Smaller, autonomous busses to shuttle people from their points of origin to rapid transit stations is something I've thought has potential. It'd work by having commuters call a bus to their home (similar to Uber), and the commuter boards the bus that'll take them to a rapid transit station. On the way to the station the bus would stop to pick up any other commuters who've hailed a vehicles.
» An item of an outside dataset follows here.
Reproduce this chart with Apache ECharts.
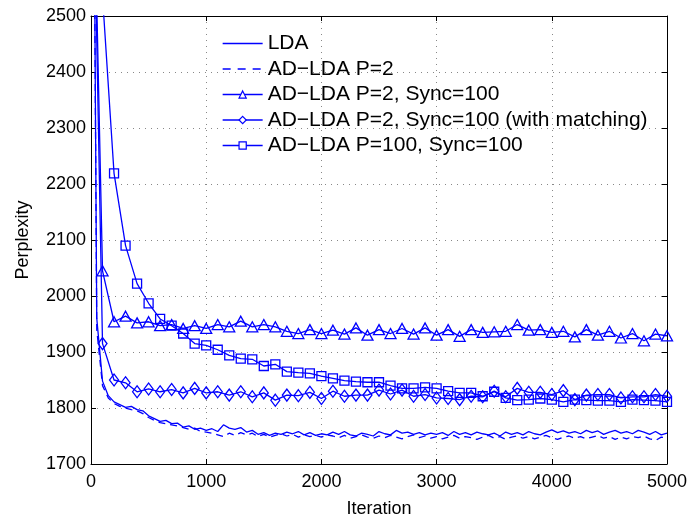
<!DOCTYPE html>
<html>
<head>
<meta charset="utf-8">
<title>Perplexity vs Iteration</title>
<script src="https://cdn.jsdelivr.net/npm/echarts@6/dist/echarts.min.js"></script>
<style>
  html, body { margin: 0; padding: 0; background: #fff; }
  #chart { width: 693px; height: 523px; }
</style>
</head>
<body>
<div id="chart"></div>
<script>
// iterations for the unmarked LDA curves (every 50) and the marked curves (every 100)
var ldaIter = [];
var syncIter = [];
var k;
for (k = 0; k <= 5000; k += 50) { ldaIter.push(k); }
for (k = 0; k <= 5000; k += 100) { syncIter.push(k); }

var ldaVals = [
    3600, 1960, 1848, 1822, 1811, 1806, 1801, 1803, 1797, 1795,
    1786, 1781, 1776, 1778, 1772, 1773, 1766, 1768, 1762, 1764,
    1760, 1763, 1758, 1770, 1764, 1762, 1765, 1757, 1760, 1753,
    1756, 1751, 1755, 1753, 1757, 1754, 1758, 1752, 1756, 1751,
    1754, 1752, 1757, 1753, 1758, 1752, 1750, 1755, 1753, 1750,
    1758, 1754, 1752, 1760, 1755, 1757, 1753, 1756, 1752, 1755,
    1753, 1756, 1751, 1758, 1753, 1756, 1752, 1757, 1754, 1752,
    1755, 1750, 1757, 1753, 1756, 1752, 1758, 1754, 1752, 1757,
    1761, 1756, 1759, 1755, 1758, 1754, 1760, 1756, 1759, 1753,
    1757, 1760, 1755, 1758, 1754, 1760, 1757, 1753, 1758, 1752,
    1755
];

var adLdaVals = [
    3600, 1940, 1840, 1818, 1808, 1803, 1800, 1797, 1795, 1790,
    1783, 1778, 1774, 1772, 1770, 1768, 1765, 1762, 1764, 1758,
    1757, 1755, 1752, 1749, 1755, 1751, 1756, 1752, 1755, 1749,
    1753, 1748, 1751, 1754, 1750, 1753, 1748, 1752, 1749, 1751,
    1748, 1752, 1750, 1747, 1751, 1746, 1749, 1752, 1748, 1746,
    1750, 1747, 1751, 1748, 1745, 1749, 1752, 1747, 1750, 1746,
    1749, 1745, 1748, 1751, 1746, 1749, 1747, 1744, 1748, 1751,
    1746, 1749, 1744, 1748, 1750, 1746, 1749, 1745, 1748, 1751,
    1747, 1744, 1748, 1750, 1746, 1749, 1745, 1748, 1751, 1746,
    1749, 1744, 1748, 1745, 1749, 1747, 1750, 1745, 1742, 1748,
    1746
];

var syncVals = [
    3000, 2045, 1954, 1964, 1952, 1954, 1947, 1949, 1942, 1947,
    1942, 1949, 1945, 1955, 1945, 1949, 1945, 1937, 1933, 1940,
    1933, 1939, 1932, 1943, 1930, 1940, 1933, 1942, 1932, 1943,
    1930, 1940, 1928, 1940, 1935, 1936, 1937, 1949, 1939, 1940,
    1935, 1937, 1927, 1940, 1930, 1937, 1925, 1933, 1920, 1932,
    1929
];

var matchVals = [
    3000, 1915, 1850, 1845, 1829, 1834, 1829, 1833, 1827, 1835,
    1827, 1829, 1823, 1829, 1820, 1827, 1814, 1823, 1822, 1828,
    1817, 1830, 1821, 1823, 1823, 1832, 1825, 1832, 1821, 1824,
    1818, 1817, 1815, 1821, 1820, 1830, 1820, 1835, 1828, 1828,
    1824, 1831, 1815, 1823, 1824, 1824, 1818, 1820, 1820, 1824,
    1821
];

var p100Vals = [
    3300, 2535, 2219, 2090, 2022, 1987, 1959, 1947, 1933, 1915,
    1912, 1904, 1894, 1888, 1887, 1875, 1878, 1865, 1863, 1862,
    1857, 1853, 1849, 1847, 1846, 1846, 1840, 1835, 1835, 1837,
    1835, 1830, 1827, 1827, 1821, 1829, 1818, 1814, 1815, 1817,
    1815, 1811, 1815, 1814, 1813, 1813, 1811, 1815, 1814, 1813,
    1811
];

var seriesNames = [
    'LDA',
    'AD\u2212LDA P=2',
    'AD\u2212LDA P=2, Sync=100',
    'AD\u2212LDA P=2, Sync=100 (with matching)',
    'AD\u2212LDA P=100, Sync=100'
];

var pairs = function (xs, ys) {
    var out = [], i;
    for (i = 0; i < ys.length; i++) {
        out.push([xs[i], ys[i]]);
    }
    return out;
};

var blue = '#0000ff';
var clear = 'rgba(0,0,0,0)';
var font = 'Liberation Sans, Arial, Helvetica, sans-serif';

var lineSeries = function (name, data, symbol, size, dashed) {
    var marked = symbol !== 'none';
    return {
        name: name,
        type: 'line',
        data: data,
        // unmarked curves keep an invisible symbol so the legend shows only the line
        symbol: marked ? symbol : 'circle',
        symbolSize: marked ? size : 0,
        showSymbol: marked,
        clip: true,
        animation: false,
        itemStyle: {
            color: clear,
            borderColor: marked ? blue : clear,
            borderWidth: marked ? 1.3 : 0
        },
        lineStyle: {
            color: blue,
            width: 1.3,
            type: dashed ? [7, 5] : 'solid'
        },
        emphasis: { disabled: true }
    };
};

// hollow legend markers, like the plotted ones; none for the two plain curves
var legendData = [];
for (k = 0; k < seriesNames.length; k++) {
    legendData.push({
        name: seriesNames[k],
        itemStyle: {
            color: k < 2 ? clear : '#fff',
            borderColor: k < 2 ? clear : blue,
            borderWidth: k < 2 ? 0 : 1.2
        },
        lineStyle: {
            color: blue,
            width: 1.3,
            type: k === 1 ? [8, 7] : 'solid'
        }
    });
}

var myChart = echarts.init(document.getElementById('chart'), null, { renderer: 'canvas' });

var axisBase = {
    type: 'value',
    axisLine: { show: true, onZero: false, lineStyle: { color: '#000', width: 1 } },
    axisTick: { show: true, inside: true, length: 5, lineStyle: { color: '#000' } }
};

var plain = function (v) { return String(v); };

var option = {
    backgroundColor: '#fff',
    animation: false,
    grid: { left: 91, right: 26, top: 16, bottom: 49 },
    legend: {
        orient: 'vertical',
        left: 222,
        top: 33,
        padding: 0,
        itemWidth: 40,
        itemHeight: 9,
        itemGap: 4.5,
        selectedMode: false,
        textStyle: { color: '#000', fontSize: 21, fontFamily: font, lineHeight: 21 },
        data: legendData
    },
    xAxis: [
        echarts.util.merge({
            min: 0, max: 5000, interval: 1000,
            position: 'bottom',
            name: 'Iteration',
            nameLocation: 'middle',
            nameGap: 36,
            nameTextStyle: { color: '#000', fontSize: 18, fontFamily: font },
            axisLabel: { color: '#000', fontSize: 18, fontFamily: font, margin: 9, formatter: plain },
            splitLine: { show: true, lineStyle: { color: '#888', width: 1, type: [1, 5] } }
        }, axisBase, true),
        echarts.util.merge({
            min: 0, max: 5000, interval: 1000,
            position: 'top',
            axisLabel: { show: false },
            splitLine: { show: false }
        }, axisBase, true)
    ],
    yAxis: [
        echarts.util.merge({
            min: 1700, max: 2500, interval: 100,
            position: 'left',
            name: 'Perplexity',
            nameLocation: 'middle',
            nameGap: 59,
            nameTextStyle: { color: '#000', fontSize: 18, fontFamily: font },
            axisLabel: { color: '#000', fontSize: 18, fontFamily: font, margin: 5, formatter: plain },
            splitLine: { show: true, lineStyle: { color: '#888', width: 1, type: [1, 5] } }
        }, axisBase, true),
        echarts.util.merge({
            min: 1700, max: 2500, interval: 100,
            position: 'right',
            axisLabel: { show: false },
            splitLine: { show: false }
        }, axisBase, true)
    ],
    series: [
        lineSeries(seriesNames[0], pairs(ldaIter, ldaVals), 'none', 0, false),
        lineSeries(seriesNames[1], pairs(ldaIter, adLdaVals), 'none', 0, true),
        lineSeries(seriesNames[2], pairs(syncIter, syncVals), 'triangle', [11, 10], false),
        lineSeries(seriesNames[3], pairs(syncIter, matchVals), 'diamond', [9, 12], false),
        lineSeries(seriesNames[4], pairs(syncIter, p100Vals), 'rect', [9, 9], false)
    ]
};

myChart.setOption(option);
</script>
</body>
</html>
This could be especially useful in suburban environments where bus routes may be infrequent and difficult to access.

Uber is trying something very similar to this, pseudo bus public transit lines with hop on hop off.

In terms of automated bus public transit, it would be interesting to see buses grouped together into longer "trains" and maybe splitting off & combining dynamically based on demand, things like that.
 
What about people who can't afford cars?

I think what you mean is that you see driverless automobiles replacing 99% of fixed-guideway transport by 2036. Automobiles that can drive themselves but can be rented or used like a taxi would still be considered public transport, I think. It's just repurposing the existing roadway infrastructure, shifting away from self-driven personally-owened vehicles to automated technologies with cabins that are shared. It's sort of a merger of the concepts of PRT and conventional fixed-guideway transport.
 
I see driverless vehicles replacing 99% of public transit needs by 2036.
Quantify the 99 percent.

...do you mean a 99 percent drop in transit users?
Nope.

...do you mean filling a 99 percent of Canada landmass with a missing transit need, like the villager or farmer's son who needs a minibus or "Uber-like" transit ride?
perhaps Yes.

I'd adjust the date though, given the hurdles.